◆ PROBLEM
Copy each line below in which the word "with" occurs.
━━━ PROVIDED DATA
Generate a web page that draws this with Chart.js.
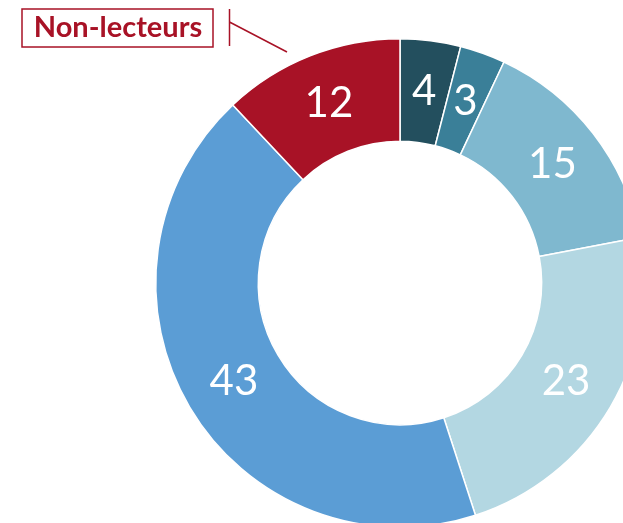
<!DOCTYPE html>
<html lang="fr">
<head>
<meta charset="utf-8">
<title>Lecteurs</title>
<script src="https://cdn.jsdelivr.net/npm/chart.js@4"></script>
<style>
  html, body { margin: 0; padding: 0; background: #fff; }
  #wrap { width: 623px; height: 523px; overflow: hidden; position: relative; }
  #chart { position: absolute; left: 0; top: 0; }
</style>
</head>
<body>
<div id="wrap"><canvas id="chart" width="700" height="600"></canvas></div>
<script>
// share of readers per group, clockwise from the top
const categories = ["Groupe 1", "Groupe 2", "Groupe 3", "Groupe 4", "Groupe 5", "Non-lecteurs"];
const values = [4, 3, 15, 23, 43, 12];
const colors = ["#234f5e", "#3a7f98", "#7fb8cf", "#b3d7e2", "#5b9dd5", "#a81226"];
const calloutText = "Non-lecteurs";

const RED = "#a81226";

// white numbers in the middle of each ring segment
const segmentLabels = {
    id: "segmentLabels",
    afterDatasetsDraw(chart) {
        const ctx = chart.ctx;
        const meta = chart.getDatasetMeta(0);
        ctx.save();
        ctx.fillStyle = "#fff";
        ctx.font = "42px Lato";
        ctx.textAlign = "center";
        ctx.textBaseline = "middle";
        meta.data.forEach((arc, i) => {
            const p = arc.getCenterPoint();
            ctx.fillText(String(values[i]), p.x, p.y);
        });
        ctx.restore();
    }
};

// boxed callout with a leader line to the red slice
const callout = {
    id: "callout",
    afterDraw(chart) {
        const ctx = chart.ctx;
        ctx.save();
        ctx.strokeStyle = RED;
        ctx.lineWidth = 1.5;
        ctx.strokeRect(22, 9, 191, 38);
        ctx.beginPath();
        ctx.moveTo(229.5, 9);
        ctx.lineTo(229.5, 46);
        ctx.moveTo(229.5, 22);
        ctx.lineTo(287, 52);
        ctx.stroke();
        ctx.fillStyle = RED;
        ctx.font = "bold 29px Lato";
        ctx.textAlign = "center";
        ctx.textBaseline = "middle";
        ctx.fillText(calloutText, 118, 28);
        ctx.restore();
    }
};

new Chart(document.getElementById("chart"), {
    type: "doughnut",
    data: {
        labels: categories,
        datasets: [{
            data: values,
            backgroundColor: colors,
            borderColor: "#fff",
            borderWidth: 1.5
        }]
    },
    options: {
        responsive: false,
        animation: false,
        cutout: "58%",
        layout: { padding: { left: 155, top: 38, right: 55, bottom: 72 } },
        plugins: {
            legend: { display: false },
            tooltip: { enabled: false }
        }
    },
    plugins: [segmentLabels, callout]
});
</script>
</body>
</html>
━━━━━━
◆ ANSWER TO THE TASK
Generate a web page that draws this with Chart.js.
// boxed callout with a leader line to the red slice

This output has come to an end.